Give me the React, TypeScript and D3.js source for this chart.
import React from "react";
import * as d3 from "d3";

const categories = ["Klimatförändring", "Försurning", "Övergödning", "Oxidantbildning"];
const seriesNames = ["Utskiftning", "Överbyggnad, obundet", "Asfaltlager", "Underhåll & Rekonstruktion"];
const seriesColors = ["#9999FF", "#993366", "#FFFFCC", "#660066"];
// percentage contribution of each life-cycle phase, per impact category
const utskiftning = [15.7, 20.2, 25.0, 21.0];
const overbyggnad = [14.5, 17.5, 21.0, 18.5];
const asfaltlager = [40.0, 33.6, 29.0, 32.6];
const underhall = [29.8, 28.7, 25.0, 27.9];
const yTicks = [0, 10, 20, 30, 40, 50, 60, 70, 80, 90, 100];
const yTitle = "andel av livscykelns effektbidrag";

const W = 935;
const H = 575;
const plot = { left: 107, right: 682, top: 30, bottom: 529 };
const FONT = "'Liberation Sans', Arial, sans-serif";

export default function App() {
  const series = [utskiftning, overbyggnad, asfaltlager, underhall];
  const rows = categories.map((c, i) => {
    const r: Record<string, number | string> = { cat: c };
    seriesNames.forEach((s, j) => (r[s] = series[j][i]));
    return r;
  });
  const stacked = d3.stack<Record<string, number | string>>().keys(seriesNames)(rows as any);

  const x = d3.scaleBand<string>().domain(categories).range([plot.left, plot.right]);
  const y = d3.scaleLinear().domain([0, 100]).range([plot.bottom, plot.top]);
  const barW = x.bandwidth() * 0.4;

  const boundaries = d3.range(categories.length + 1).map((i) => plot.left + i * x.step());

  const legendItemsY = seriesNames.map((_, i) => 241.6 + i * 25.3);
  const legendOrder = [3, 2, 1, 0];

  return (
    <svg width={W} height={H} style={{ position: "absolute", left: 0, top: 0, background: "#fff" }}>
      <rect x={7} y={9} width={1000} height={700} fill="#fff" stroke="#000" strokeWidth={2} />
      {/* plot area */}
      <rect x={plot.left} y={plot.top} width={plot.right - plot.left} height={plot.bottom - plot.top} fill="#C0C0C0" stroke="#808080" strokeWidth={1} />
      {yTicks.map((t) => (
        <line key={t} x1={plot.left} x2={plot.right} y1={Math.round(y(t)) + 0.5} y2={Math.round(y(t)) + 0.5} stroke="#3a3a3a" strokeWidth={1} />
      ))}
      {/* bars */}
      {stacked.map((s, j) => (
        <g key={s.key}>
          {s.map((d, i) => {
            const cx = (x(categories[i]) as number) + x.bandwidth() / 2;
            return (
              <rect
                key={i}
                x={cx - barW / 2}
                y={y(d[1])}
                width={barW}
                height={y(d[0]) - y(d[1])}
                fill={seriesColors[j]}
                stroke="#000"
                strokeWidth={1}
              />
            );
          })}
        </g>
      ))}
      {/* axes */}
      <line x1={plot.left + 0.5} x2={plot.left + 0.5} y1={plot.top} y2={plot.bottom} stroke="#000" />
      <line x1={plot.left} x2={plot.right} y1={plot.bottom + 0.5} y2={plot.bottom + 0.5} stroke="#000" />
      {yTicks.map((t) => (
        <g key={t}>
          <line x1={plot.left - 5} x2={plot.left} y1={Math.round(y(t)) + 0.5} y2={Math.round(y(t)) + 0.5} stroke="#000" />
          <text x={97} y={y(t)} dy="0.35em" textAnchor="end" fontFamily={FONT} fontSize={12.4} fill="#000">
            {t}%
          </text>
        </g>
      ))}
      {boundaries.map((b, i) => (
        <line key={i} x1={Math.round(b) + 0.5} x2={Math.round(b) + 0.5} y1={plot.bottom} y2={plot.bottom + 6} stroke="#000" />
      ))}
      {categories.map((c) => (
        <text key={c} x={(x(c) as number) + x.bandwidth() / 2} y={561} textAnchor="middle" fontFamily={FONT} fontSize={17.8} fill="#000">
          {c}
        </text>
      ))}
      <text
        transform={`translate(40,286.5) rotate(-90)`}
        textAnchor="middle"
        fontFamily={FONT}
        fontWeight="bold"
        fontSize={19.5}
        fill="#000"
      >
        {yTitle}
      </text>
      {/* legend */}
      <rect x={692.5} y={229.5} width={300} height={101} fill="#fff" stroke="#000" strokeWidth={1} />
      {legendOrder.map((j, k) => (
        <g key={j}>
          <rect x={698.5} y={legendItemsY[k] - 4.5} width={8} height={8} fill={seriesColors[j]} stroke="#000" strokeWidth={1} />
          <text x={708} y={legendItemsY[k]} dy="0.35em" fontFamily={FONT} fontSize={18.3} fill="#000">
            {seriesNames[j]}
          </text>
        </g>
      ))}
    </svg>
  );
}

== == ==

▶ THE PROBLEM
Repeat the material from above exactly, word for word.

▶ ANSWER
Give me the React, TypeScript and D3.js source for this chart.
import React from "react";
import * as d3 from "d3";

const categories = ["Klimatförändring", "Försurning", "Övergödning", "Oxidantbildning"];
const seriesNames = ["Utskiftning", "Överbyggnad, obundet", "Asfaltlager", "Underhåll & Rekonstruktion"];
const seriesColors = ["#9999FF", "#993366", "#FFFFCC", "#660066"];
// percentage contribution of each life-cycle phase, per impact category
const utskiftning = [15.7, 20.2, 25.0, 21.0];
const overbyggnad = [14.5, 17.5, 21.0, 18.5];
const asfaltlager = [40.0, 33.6, 29.0, 32.6];
const underhall = [29.8, 28.7, 25.0, 27.9];
const yTicks = [0, 10, 20, 30, 40, 50, 60, 70, 80, 90, 100];
const yTitle = "andel av livscykelns effektbidrag";

const W = 935;
const H = 575;
const plot = { left: 107, right: 682, top: 30, bottom: 529 };
const FONT = "'Liberation Sans', Arial, sans-serif";

export default function App() {
  const series = [utskiftning, overbyggnad, asfaltlager, underhall];
  const rows = categories.map((c, i) => {
    const r: Record<string, number | string> = { cat: c };
    seriesNames.forEach((s, j) => (r[s] = series[j][i]));
    return r;
  });
  const stacked = d3.stack<Record<string, number | string>>().keys(seriesNames)(rows as any);

  const x = d3.scaleBand<string>().domain(categories).range([plot.left, plot.right]);
  const y = d3.scaleLinear().domain([0, 100]).range([plot.bottom, plot.top]);
  const barW = x.bandwidth() * 0.4;

  const boundaries = d3.range(categories.length + 1).map((i) => plot.left + i * x.step());

  const legendItemsY = seriesNames.map((_, i) => 241.6 + i * 25.3);
  const legendOrder = [3, 2, 1, 0];

  return (
    <svg width={W} height={H} style={{ position: "absolute", left: 0, top: 0, background: "#fff" }}>
      <rect x={7} y={9} width={1000} height={700} fill="#fff" stroke="#000" strokeWidth={2} />
      {/* plot area */}
      <rect x={plot.left} y={plot.top} width={plot.right - plot.left} height={plot.bottom - plot.top} fill="#C0C0C0" stroke="#808080" strokeWidth={1} />
      {yTicks.map((t) => (
        <line key={t} x1={plot.left} x2={plot.right} y1={Math.round(y(t)) + 0.5} y2={Math.round(y(t)) + 0.5} stroke="#3a3a3a" strokeWidth={1} />
      ))}
      {/* bars */}
      {stacked.map((s, j) => (
        <g key={s.key}>
          {s.map((d, i) => {
            const cx = (x(categories[i]) as number) + x.bandwidth() / 2;
            return (
              <rect
                key={i}
                x={cx - barW / 2}
                y={y(d[1])}
                width={barW}
                height={y(d[0]) - y(d[1])}
                fill={seriesColors[j]}
                stroke="#000"
                strokeWidth={1}
              />
            );
          })}
        </g>
      ))}
      {/* axes */}
      <line x1={plot.left + 0.5} x2={plot.left + 0.5} y1={plot.top} y2={plot.bottom} stroke="#000" />
      <line x1={plot.left} x2={plot.right} y1={plot.bottom + 0.5} y2={plot.bottom + 0.5} stroke="#000" />
      {yTicks.map((t) => (
        <g key={t}>
          <line x1={plot.left - 5} x2={plot.left} y1={Math.round(y(t)) + 0.5} y2={Math.round(y(t)) + 0.5} stroke="#000" />
          <text x={97} y={y(t)} dy="0.35em" textAnchor="end" fontFamily={FONT} fontSize={12.4} fill="#000">
            {t}%
          </text>
        </g>
      ))}
      {boundaries.map((b, i) => (
        <line key={i} x1={Math.round(b) + 0.5} x2={Math.round(b) + 0.5} y1={plot.bottom} y2={plot.bottom + 6} stroke="#000" />
      ))}
      {categories.map((c) => (
        <text key={c} x={(x(c) as number) + x.bandwidth() / 2} y={561} textAnchor="middle" fontFamily={FONT} fontSize={17.8} fill="#000">
          {c}
        </text>
      ))}
      <text
        transform={`translate(40,286.5) rotate(-90)`}
        textAnchor="middle"
        fontFamily={FONT}
        fontWeight="bold"
        fontSize={19.5}
        fill="#000"
      >
        {yTitle}
      </text>
      {/* legend */}
      <rect x={692.5} y={229.5} width={300} height={101} fill="#fff" stroke="#000" strokeWidth={1} />
      {legendOrder.map((j, k) => (
        <g key={j}>
          <rect x={698.5} y={legendItemsY[k] - 4.5} width={8} height={8} fill={seriesColors[j]} stroke="#000" strokeWidth={1} />
          <text x={708} y={legendItemsY[k]} dy="0.35em" fontFamily={FONT} fontSize={18.3} fill="#000">
            {seriesNames[j]}
          </text>
        </g>
      ))}
    </svg>
  );
}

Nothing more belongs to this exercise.